In contrast, the leading shooter for the Devils tonight was Jordin Tootoo.  Seriously, he had three shots on net.  They weren't bad shots to take and the fourth line arguably had the first really strong shift for the Devils in the third period.  The fact that Tootoo was the leading shooter speaks to the Devils' lackluster offensive performance.  Despite being down for most of the game, they were still out-shot 20-28 and out-attempted 41-52.  The second period did feature the goal but Bernier's strike was one of only five shots on net and one of seven attempts.  By contrast, the Rangers put up 13 shots out of 21 attempts.  They controlled that period with the familiar issue of conceding possession too easily hurting the Devils.  While attempts were more even in the third, they often didn't lead to shots as the Devils got seven and the Rangers got five, including the ENG.   That means little offense was generated across the board, including players expected to do more regularly.  That only adds to the dulling pain of watching this team this season.  Good luck to the new coaching staff on how to address that.
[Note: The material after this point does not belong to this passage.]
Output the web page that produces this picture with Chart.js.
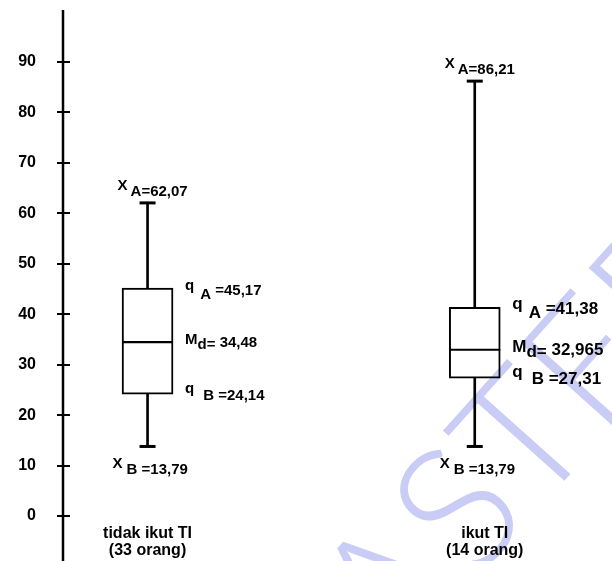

The Hottest Stayed the Hottest: Eight wins in a row for the Rangers.  As much as I'd like to write a dig at them, I can't ignore how impressive that is.   So I won't.

Your Take: The Devils got outplayed and deserved to lose this one, regardless of the opponent, regardless of the rivalry, regardless of the situation.  The new co-coaches have their work cut out for them.  What do you take out of a game like this?  Does it change your expectations on what the team can do in 2015?  Was there someone on the Devils not named Schneider who was good tonight?  Please leave your answers and other thoughts about this loss in the comments.